Unsur-Unsur Atau Elemen-Elemen Perbuatan Pidana (hal 64-70)
Setiap perbuatan pidana pada
hakekatnya harus terdiri dari unsur-unsur lahiriah (fakta) yaitu :
a. Kelakuan atau akibat, contoh : hal
menjadi pejabat negara (pegawai negeri) yang diperlukan dalam delik-delik
jabatan, dalam pasal 413 KUHP, 418 KUHP, 419 KUHP.
b. Hal ikhwal atau keadaan tertentu yang
menyertai perbuatan (Van Hamel membagi dalam dua golongan, yaitu 1. Mengenai
diri orang yang melakukan perbuatan, dan 2. Mengenai di luar diri si pelaku),
contoh : pasal 160 KUHP, pengusutan harus dilakukan di tempat umum.

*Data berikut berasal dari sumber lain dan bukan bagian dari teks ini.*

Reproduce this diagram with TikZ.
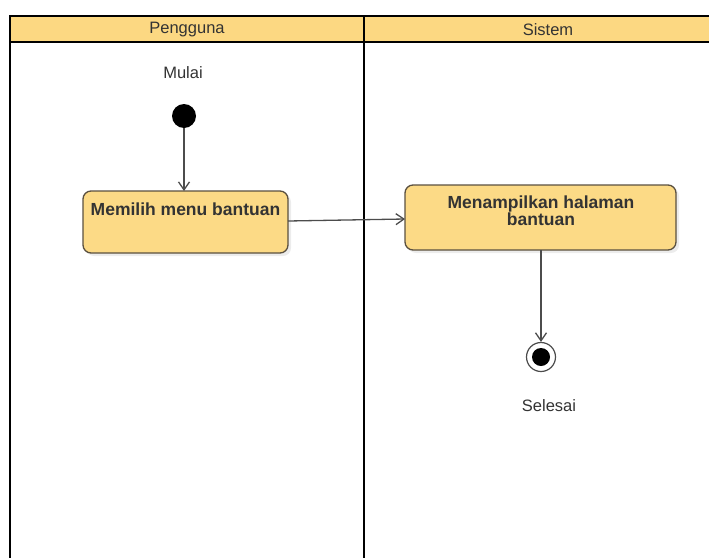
\documentclass[tikz,border=0pt]{standalone}
\usepackage{fontspec}
\setmainfont{Liberation Sans}
\usetikzlibrary{arrows.meta,shadows}
\definecolor{lane}{HTML}{FCD882}
\definecolor{act}{HTML}{FCDA86}
\definecolor{actline}{HTML}{5A5040}
\definecolor{txt}{HTML}{333333}
\tikzset{
  frame/.style={line width=2.8pt,black},
  actbox/.style={draw=actline,line width=1.3pt,fill=act,rounded corners=8pt,
    drop shadow={shadow xshift=3pt,shadow yshift=-3pt,fill=black!12,opacity=0.6}},
  flow/.style={draw=black!70,line width=1.3pt,-{Straight Barb[length=8pt,width=11pt]}},
  lbl/.style={font=\fontsize{16.5}{18}\selectfont,text=txt},
  acttxt/.style={font=\bfseries\fontsize{17.5}{16}\selectfont,text=black!80,align=center}
}
\begin{document}
\begin{tikzpicture}[x=1pt,y=-1pt]
\useasboundingbox (0,0) rectangle (709,557);
% header
\fill[lane] (10,16) rectangle (720,42);
\draw[frame] (10,560) -- (10,16) -- (720,16);
\draw[frame] (10,42) -- (720,42);
\draw[frame] (364,16) -- (364,560);
\node[lbl] (h1) at (187,30) {Pengguna};
\node[lbl] (h2) at (548,30) {Sistem};
% start
\node[lbl] (mulai) at (183,73) {Mulai};
\node[circle,fill=black,minimum size=24pt,inner sep=0pt] (start) at (184,116) {};
% activities
\draw[actbox] (83,191) rectangle (288,253);
\coordinate (b1n) at (184,191);
\coordinate (b1e) at (288,221);
\node[acttxt] (t1) at (185.5,209) {Memilih menu bantuan};
\draw[actbox] (405,185) rectangle (676,250);
\coordinate (b2w) at (405,219);
\coordinate (b2s) at (541,250);
\node[acttxt] (t2) at (541,211) {Menampilkan halaman\\bantuan};
% end
\node[circle,draw=black!70,line width=1.2pt,fill=white,minimum size=29pt,inner sep=0pt] (endo) at (541,357) {};
\node[circle,fill=black,minimum size=18pt,inner sep=0pt] (endi) at (541,357) {};
\node[lbl] (selesai) at (549,406) {Selesai};
% flows
\draw[flow] (start) -- (b1n);
\draw[flow] (b1e) -- (b2w);
\draw[flow] (b2s) -- (endo);
\end{tikzpicture}
\end{document}
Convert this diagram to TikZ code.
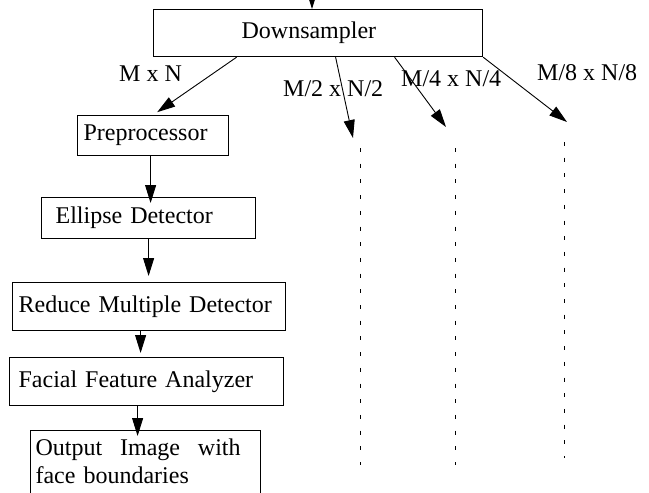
\documentclass[tikz,border=0pt]{standalone}
\usepackage{fontspec}
\setmainfont{Liberation Serif}
\usepackage{tikz}
\usetikzlibrary{arrows.meta,calc}

\begin{document}
\begin{tikzpicture}[x=1pt,y=-1pt]
\tikzset{
     every node/.style={font=\fontsize{24}{28}\selectfont},
     box/.style={draw, line width=1.2pt, anchor=north west, align=left, inner ysep=0pt},
     arr/.style={-{Triangle[length=18pt,width=11pt]}, line width=0.9pt},
     dots/.style={line width=1pt, dash pattern=on 4pt off 11.7pt}}
\useasboundingbox (0,0) rectangle (649,493);

% The boxes
\node (down) [box, text width=153pt, inner xsep=88pt, minimum height=47pt] at (153,9) {Downsampler};
\node (pre)  [box, text width=139pt, inner xsep=6pt, minimum height=40pt] at (77,115) {Preprocessor};
\node (ell)  [box, text width=186pt, inner xsep=14pt, minimum height=41pt] at (41,197) {Ellipse Detector};
\node (red)  [box, text width=261pt, inner xsep=6pt, minimum height=48pt] at (12,282) {Reduce Multiple Detector};
\node (fac)  [box, text width=256pt, inner xsep=9pt, minimum height=48pt] at (9,357) {Facial Feature Analyzer};
\node (out)  [box, text width=220pt, inner xsep=5pt, inner ysep=8pt, text depth=30pt] at (30,430)
      {\makebox[205pt][l]{Output\hfill Image\hfill with}\\face boundaries};

% The sizes
\node (s1) [anchor=base west, inner sep=0pt] at (119,81) {M x N};
\node (s2) [anchor=base west, inner sep=0pt] at (283,96) {M/2 x N/2};
\node (s3) [anchor=base west, inner sep=0pt] at (401,86) {M/4 x N/4};
\node (s4) [anchor=base west, inner sep=0pt] at (537,80) {M/8 x N/8};

% Free ends
\coordinate (in) at (312,0);
\coordinate (t2) at (353,138);
\coordinate (t3) at (446,127);
\coordinate (t4) at (567,122);
\coordinate (d2a) at (360,148);
\coordinate (d2b) at (360,465);
\coordinate (d3a) at (455,148);
\coordinate (d3b) at (455,465);
\coordinate (d4a) at (564,142);
\coordinate (d4b) at (564,458);

% The arrows
\draw [arr] (in) -- (in |- down.north);
\draw [arr, shorten >=5pt] ([xshift=-81.5pt]down.south) -- (pre.north);
\draw [arr] ([xshift=17.5pt]down.south) -- (t2);
\draw [arr] ([xshift=76.5pt]down.south) -- (t3);
\draw [arr] (down.south east) -- (t4);

\draw [arr, shorten >=-6pt] ([xshift=-2.5pt]pre.south) -- ([xshift=-2.5pt]pre.south |- ell.north);
\draw [arr, shorten >=6pt] (ell.south) -- (ell.south |- red.north);
\draw [arr, shorten >=4pt] ([xshift=-8.5pt]red.south) -- ([xshift=-8.5pt]red.south |- fac.north);
\draw [arr, shorten >=-6pt] ([xshift=-9pt]fac.south) -- ([xshift=-9pt]fac.south |- out.north);

% The dashed lines
\draw [dots] (d2a) -- (d2b);
\draw [dots] (d3a) -- (d3b);
\draw [dots] (d4a) -- (d4b);
\end{tikzpicture}
\end{document}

c. Hak ikhwal tambahan tertentu (Bijkomende voorwaarden van strafbaarheidi), contoh : pasal 164, 165 KUHP bahwa ada
kewajiban melapor kepada yang berwajib jika mengetahui akan terjadinya suatu
tindak kejahatan. Pasal 331, tentang kewajiban memberi pertolongan pada orang
yang sedang menghadapi bahaya maut.
Mengenai hal ikhwal tambahan tertentu haruslah
menjadi ‘perbuatan yang patut dipidana’
(strafwaardig) bukan ‘perbuatan yang
dilarang’ (strafbaar feit) menurut
van Hamel. Lain halnya menurut Simons, beliau menyatakan bahwa syarat tambahan
tidaklah dapat dipandang sebagai elemen strafbaar
feit yang sesungguhnya. Kemudian Prof. Moeljatno juga berpendapat bahwa
syarat tambahan itu bukan sebagai elemen perbuatan pidana, melainkan sebagai
syarat penuntutan.
Keadaan
tambahan dapat juga untuk memberatkan
ancaman pidana. Contoh : penganiayaan menurut pasal 351 ayat 1 KUHP diancam
dengan pidana penjara paling lama dua tahun delapan bulan. Tetapi jika
perbuatan menimbulkan luka-luka berat, maka ancaman pidana diberatkan menjadi lima
tahun, dan jika mengakibatkan mati menjadi tujuh tahun (Pasal 351 Ayat 2 dan
3).
d.
Sifat melawan
hukum. Contoh : dalam merumuskan pemberontakan yang menurut pasal 108
antara lain adalah melawan pemerintah dengan senjata, tidak perlu diadakan
unsur tersendiri yaitu kata-kata yang menunjukkan bahwa perbuatan adalah bertentangan dengan hukum. Tanpa ditambahkan
kata-kata lagi, perbuatan tersebut sudah wajar pantang dilakukan. Namun juga
ada unsur-unsur yang perlu dijelaskan karena belum cukup jelas. Misalnya pasal
167 KUHP ‘melarang untuk memaksa masuk ke dalam rumah, ruangan atau perkarangan
tertutup yang dipakai orang lain, dengan melawan hukum. Rumusan memaksa masuk
ke dalam rumah yang dipakai orang lain saja dipandang belum cukup untuk
menyatakan kepantangan perbuatannya. Harus ditambah dengan unsur : secara melawan hukum.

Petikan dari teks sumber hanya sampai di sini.